It's a windy, rainy day on an industrial estate on the outskirts of Stevenage in late November. We are halfway through the first fixed five-year parliament, and Ed Miliband and Ed Balls are playing the long game. They're looking forward to next week's autumn statement, and have come to a factory to explain their views to a group of bemused-looking staff.
Actually, these sorts of visits offer plenty of excitement. They are a break from the monotony of the working day. So for the crowd of 100 or so factory workers at Propak Sheet Metal in Stevenage, the arrival of two Eds is an occasion ripe with opportunity for amusement.
"What do you think of Ed Miliband?" I ask one or two of the factory workers standing near me, as we wait for the leader of Her Majesty's opposition to turn up. Long silences follow. They don't trust politicians, it's clear. They're actually thoroughly preoccupied worrying about a drip in the factory roof, which they seemed convinced will begin to deluge itself down in exactly the place Miliband was expected to stand.
When Miliband and Balls do turn up and begin speaking, it's not the rain that proves the problem. It's the wind. A loud banging repeatedly interrupts Miliband's opening remarks. It sounds like the office boy has decided to skip the event and kick a football against the wall to pass the time. "There isn't — BANG! - enough work — BANG! - for people to do," Miliband says, carrying on gamely. Balls, characteristically, addresses the issue head-on. "The wind and weather is battering the whole of Britain, and it's battering the building here today," he says generously. An appropriate metaphor for the state of the economy, perhaps, but on this occasion he passes up the opportunity to make it.

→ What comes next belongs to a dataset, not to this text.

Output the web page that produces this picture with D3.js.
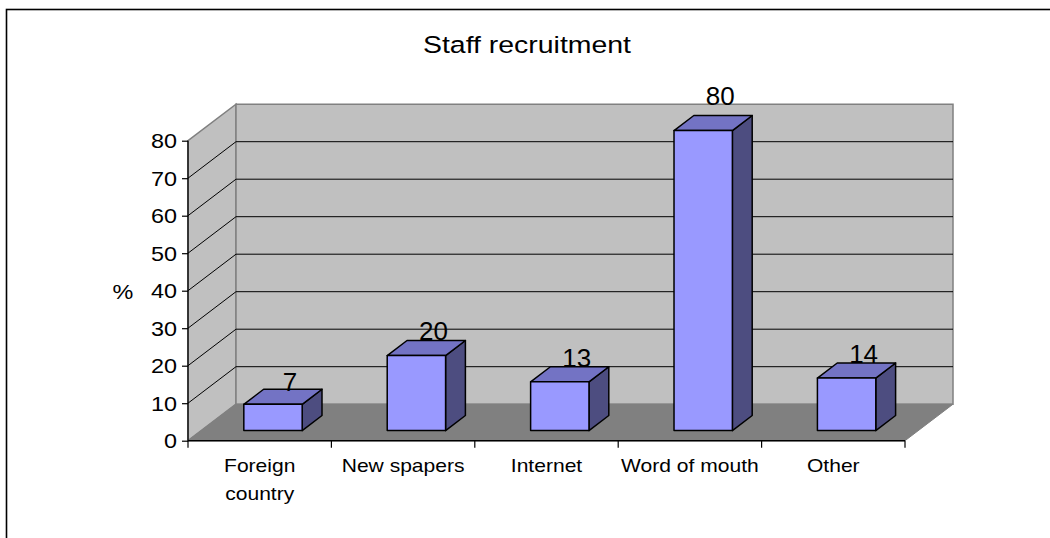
<!DOCTYPE html>
<html>
<head>
<meta charset="utf-8">
<script src="https://cdn.jsdelivr.net/npm/d3@7/dist/d3.min.js"></script>
<style>
  html, body { margin: 0; padding: 0; background: #fff; }
  svg { display: block; }
  text { font-family: "Liberation Sans", Arial, sans-serif; fill: #000; }
</style>
</head>
<body>
<svg id="chart" width="1050" height="538"></svg>
<script>
// Survey answers: how staff were recruited (% of respondents)
const categories = ["Foreign country", "New spapers", "Internet", "Word of mouth", "Other"];
const values = [7, 20, 13, 80, 14];
const yTicks = [0, 10, 20, 30, 40, 50, 60, 70, 80];
const titleText = "Staff recruitment";
const yAxisTitle = "%";

const svg = d3.select("#chart");
const W = 1050, H = 538;

// outer chart frame
svg.append("rect")
  .attr("x", 6.5).attr("y", 9.5)
  .attr("width", W + 20).attr("height", H + 20)
  .attr("fill", "#fff").attr("stroke", "#000").attr("stroke-width", 1.6);

const stretch = 1.17; // horizontal stretch applied to text glyphs

// 3D box geometry: front plane plus an oblique depth offset
const front = { left: 188, right: 905 };
const depth = { dx: 48, dy: -36.5 };

const x = d3.scaleBand().domain(categories).range([front.left, front.right]);
const y = d3.scaleLinear().domain([0, 80]).range([440.7, 140.7]);

const P = (px, py, f) => [px + depth.dx * f, py + depth.dy * f];
const poly = pts => "M" + pts.map(p => p.join(",")).join("L") + "Z";

const y0 = y(0), yMax = y(80);
const walls = svg.append("g");

// left side wall
walls.append("path")
  .attr("d", poly([[front.left, y0], [front.left, yMax], P(front.left, yMax, 1), P(front.left, y0, 1)]))
  .attr("fill", "#c0c0c0").attr("stroke", "#808080").attr("stroke-width", 1.5);
// back wall
walls.append("path")
  .attr("d", poly([P(front.left, yMax, 1), P(front.right, yMax, 1), P(front.right, y0, 1), P(front.left, y0, 1)]))
  .attr("fill", "#c0c0c0").attr("stroke", "#808080").attr("stroke-width", 1.5);
// floor
walls.append("path")
  .attr("d", poly([[front.left, y0], [front.right, y0], P(front.right, y0, 1), P(front.left, y0, 1)]))
  .attr("fill", "#808080").attr("stroke", "#808080").attr("stroke-width", 1);

// gridlines on the side and back walls
const grid = svg.append("g").attr("stroke", "#000").attr("stroke-width", 1);
yTicks.filter(t => t > 0 && t < 80).forEach(t => {
  const a = [front.left, y(t)], b = P(front.left, y(t), 1), c = P(front.right, y(t), 1);
  grid.append("path").attr("d", "M" + a + "L" + b + "L" + c).attr("fill", "none");
});

// value axis
const axisY = svg.append("g").attr("transform", `translate(${front.left},0)`)
  .call(d3.axisLeft(y).tickValues(yTicks).tickSize(6).tickFormat(d3.format("d")));
axisY.select(".domain").attr("stroke", "#000").attr("stroke-width", 1.3).attr("d", `M0,${y0}V${yMax}`);
axisY.selectAll(".tick line").attr("stroke", "#000").attr("stroke-width", 1.2);
axisY.selectAll(".tick text")
  .attr("x", null).attr("dy", null)
  .attr("font-size", 20).attr("text-anchor", "end")
  .attr("transform", `translate(-11,7) scale(${stretch},1)`);

// category axis along the front edge of the floor
const boundaries = categories.map(c => x(c)).concat([front.right]);
const axisX = svg.append("g");
axisX.append("line")
  .attr("x1", front.left).attr("x2", front.right).attr("y1", y0).attr("y2", y0)
  .attr("stroke", "#000").attr("stroke-width", 1.5);
axisX.selectAll("line.tick").data(boundaries).join("line")
  .attr("class", "tick")
  .attr("x1", d => d).attr("x2", d => d).attr("y1", y0).attr("y2", y0 + 7)
  .attr("stroke", "#000").attr("stroke-width", 1.2);

const catLabels = axisX.selectAll("text").data(categories).join("text")
  .attr("font-size", 18).attr("text-anchor", "middle")
  .attr("transform", d => `translate(${x(d) + x.bandwidth() / 2},${y0 + 31.5}) scale(${stretch},1)`);
catLabels.each(function (d) {
  const words = d === "Foreign country" ? ["Foreign", "country"] : [d];
  d3.select(this).selectAll("tspan").data(words).join("tspan")
    .attr("x", 0).attr("dy", (w, i) => i === 0 ? 0 : 28).text(w => w);
});

// bars as oblique boxes
const barFrac = 0.407;          // bar width as a share of the band
const dFront = 0.277, dBack = 0.69; // bar depth span within the floor
const bw = x.bandwidth() * barFrac;
const bars = svg.append("g").attr("stroke", "#000").attr("stroke-width", 1.5).attr("stroke-linejoin", "round");
categories.forEach((c, i) => {
  const cx = x(c) + x.bandwidth() / 2;
  const xl = cx - bw / 2, xr = cx + bw / 2;
  const yb = y(0), yt = y(values[i]);
  const fl = P(xl, yt, dFront), fr = P(xr, yt, dFront);
  const flb = P(xl, yb, dFront), frb = P(xr, yb, dFront);
  const bl = P(xl, yt, dBack), br = P(xr, yt, dBack), brb = P(xr, yb, dBack);
  const g = bars.append("g");
  g.append("path").attr("d", poly([fr, br, brb, frb])).attr("fill", "#4d4d80");
  g.append("path").attr("d", poly([fl, bl, br, fr])).attr("fill", "#7373c4");
  g.append("path").attr("d", poly([fl, fr, frb, flb])).attr("fill", "#9999ff");
});

// value labels above each bar
const labelY = d3.scaleLinear().domain([0, 80]).range([418, 105]);
svg.append("g").selectAll("text").data(values).join("text")
  .attr("x", (d, i) => x(categories[i]) + x.bandwidth() / 2 + depth.dx * dFront + 17)
  .attr("y", d => labelY(d))
  .attr("font-size", 26).attr("text-anchor", "middle")
  .text(d => d);

// value axis title
svg.append("text")
  .attr("transform", `translate(123,299) scale(${stretch},1)`)
  .attr("font-size", 20).attr("text-anchor", "middle").text(yAxisTitle);

// chart title
svg.append("text")
  .attr("transform", `translate(527,53) scale(${stretch},1)`)
  .attr("font-size", 24.3).attr("text-anchor", "middle").text(titleText);
</script>
</body>
</html>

Balls' presence seems to help Miliband, in that he is able to delegate any question remotely related to education to his "former education secretary". The shadow chancellor is the chirpier of the two, during the Q&A session at least. His hand is in his pocket and his eyes are sparkling away as he explains exactly what is so good about his policies in government, and so bad about the coalition's. Miliband seems struck by the gravity of Balls' comments when in listening mode, but warms up as the event goes on and by the end had got his audience laughing here and there.
The questions are starting to dry up, so Miliband wraps up with another little speech before taking a final round of applause. I turn to my right. "He's changed my mind," the factory worker declares. I'm impressed. And all those nearby seem to be nodding their heads. Worth the trip, then.

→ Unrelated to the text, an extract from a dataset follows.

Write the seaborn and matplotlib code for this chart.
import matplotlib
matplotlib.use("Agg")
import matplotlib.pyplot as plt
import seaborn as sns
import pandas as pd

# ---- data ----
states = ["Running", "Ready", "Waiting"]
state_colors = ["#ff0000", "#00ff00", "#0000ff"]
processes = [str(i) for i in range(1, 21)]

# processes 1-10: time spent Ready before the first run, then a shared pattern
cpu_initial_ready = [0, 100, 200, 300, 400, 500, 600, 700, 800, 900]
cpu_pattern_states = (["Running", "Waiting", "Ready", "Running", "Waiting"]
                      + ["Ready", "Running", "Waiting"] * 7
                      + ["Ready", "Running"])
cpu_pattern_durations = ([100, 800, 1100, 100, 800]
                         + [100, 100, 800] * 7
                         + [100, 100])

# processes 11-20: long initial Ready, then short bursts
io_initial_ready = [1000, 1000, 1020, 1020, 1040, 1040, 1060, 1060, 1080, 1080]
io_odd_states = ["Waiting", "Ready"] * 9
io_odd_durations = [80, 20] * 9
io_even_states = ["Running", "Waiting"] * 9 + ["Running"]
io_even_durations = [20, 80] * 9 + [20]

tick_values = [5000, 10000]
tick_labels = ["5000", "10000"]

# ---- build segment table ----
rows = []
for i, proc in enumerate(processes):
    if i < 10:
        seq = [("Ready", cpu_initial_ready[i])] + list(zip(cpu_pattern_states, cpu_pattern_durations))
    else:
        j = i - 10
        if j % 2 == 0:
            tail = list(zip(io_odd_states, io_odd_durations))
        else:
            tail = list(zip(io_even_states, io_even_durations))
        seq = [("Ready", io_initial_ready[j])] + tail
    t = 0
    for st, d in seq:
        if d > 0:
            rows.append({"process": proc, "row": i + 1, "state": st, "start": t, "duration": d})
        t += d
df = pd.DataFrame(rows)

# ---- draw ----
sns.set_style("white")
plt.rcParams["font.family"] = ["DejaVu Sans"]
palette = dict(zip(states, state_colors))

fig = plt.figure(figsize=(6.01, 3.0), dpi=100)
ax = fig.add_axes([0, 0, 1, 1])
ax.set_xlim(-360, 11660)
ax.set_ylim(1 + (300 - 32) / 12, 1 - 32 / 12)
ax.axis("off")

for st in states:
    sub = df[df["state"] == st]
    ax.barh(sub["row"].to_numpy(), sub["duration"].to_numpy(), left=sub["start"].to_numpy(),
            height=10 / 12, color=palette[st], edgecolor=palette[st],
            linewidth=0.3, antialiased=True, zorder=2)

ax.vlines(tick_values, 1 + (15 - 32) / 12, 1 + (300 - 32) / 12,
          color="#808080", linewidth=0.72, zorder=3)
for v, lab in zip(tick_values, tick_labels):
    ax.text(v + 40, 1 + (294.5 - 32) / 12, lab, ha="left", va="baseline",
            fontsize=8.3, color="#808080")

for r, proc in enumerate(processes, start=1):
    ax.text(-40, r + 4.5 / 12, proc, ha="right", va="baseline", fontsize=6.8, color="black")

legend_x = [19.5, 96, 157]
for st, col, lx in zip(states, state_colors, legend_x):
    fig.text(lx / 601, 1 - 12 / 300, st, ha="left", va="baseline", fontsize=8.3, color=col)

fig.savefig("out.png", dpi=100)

After a few interviews in the office upstairs the two Eds pose with Labour's candidate in Stevenage, a nice lady called Sharon, and the factory's senior staff for a picture or two. Balls is worried by one of the banners behind, which trumpets Propak's defence contractor work by stating 'MILITARY' in big letters. They take the photo anyway. After some cruel words about my moustache — neither Miliband nor Balls think my Movember effort should survive beyond December 1st, and make it clear in no uncertain terms — they depart.
What about 'the guvnor'? After the Labour caravan has finally left I grab a word with the boss, a silver-haired man called Bruce. He doesn't want to come across as selfish, he says, but it can be taken as read that he's in the top income tax band and isn't happy at the 45p rate. So much for the tax cuts for millionaires rhetoric of Miliband, then, who would have preferred Bruce to continue to be taxed at 50p. "I've got my own views," he says staunchly. He's not with Labour on the right approach to deficit reduction, either. "Get the pain over fast," he urges. The men on the factory floor might have been swayed, but Bruce hasn't budged an inch.
You might be wondering: what about that banging noise? It turned out that the problem was caused by a fan, high up on the ceiling, out of anyone's reach, which was being blown around by the weather. Out of anyone's control, they explained. A bit like the economy.